Today's New York Times reports that Brownback created an Office of the Repealer "to recommend the elimination of out-of-date, unreasonable and burdensome state laws that build up in any bureaucracy over time." Guess which law, disabled by a 2003 decision of the Supreme Court, hasn't been sent to the Office of the Repealer for elimination.
Can't guess?
As the article goes on to say:
For gay men and lesbians, there seemed one particularly obvious candidate: Kansas Statute 21-3505.That would be the “criminal sodomy” statute, which prohibits same-sex couples from engaging in oral or anal sex. The law was rendered unenforceable nearly a decade ago by a United States Supreme Court ruling, but it remains enshrined in the state’s legal code.
Brownback submitted 51 bills, and this one isn't on it. There will be another round later in the year, but, as Paul Davis, the Democratic minority leader of the lower house in the state legislature, suggested that Brownback is "trying not to run afoul of a very socially conservative constituency." Yes, the gay and lesbian groups in the state have offered this law as one that should be repealed, but so far, crickets.

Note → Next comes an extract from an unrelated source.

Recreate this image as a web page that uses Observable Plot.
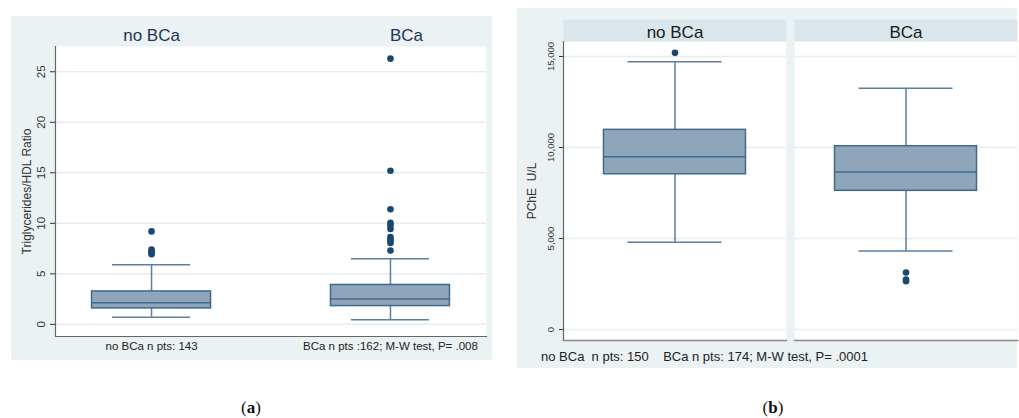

Amazingly, Kansas is one of eighteen states that as of last year had not taken their sodomy laws off the books. The others? Alabama, Florida, Georgia, Idaho, Louisiana, Maryland, Massachusetts, Michigan, Minnesota, Mississippi, Montana, North Carolina, Oklahoma, South Carolina, Texas, Utah and Virginia (Most of these laws make sodomy a misdemeanor, but the ones in bold have felony laws). In Kansas, it's a misdemeanor, but, as Thomas Witt, chairman of the Kansas Equality Coalition, says
“This isn’t just some archaic law that’s sitting on the books and isn’t bothering anyone. It’s used as justification to harass and discriminate against people, and it needs to go.”
I live in a state where these laws were eliminated in 1975. If you don't, I think you know what to do, especially in Massachusetts and Minnesota. The Equality Matters blog has a lot more on this from a posting dated August 8 2011. It's interesting reading.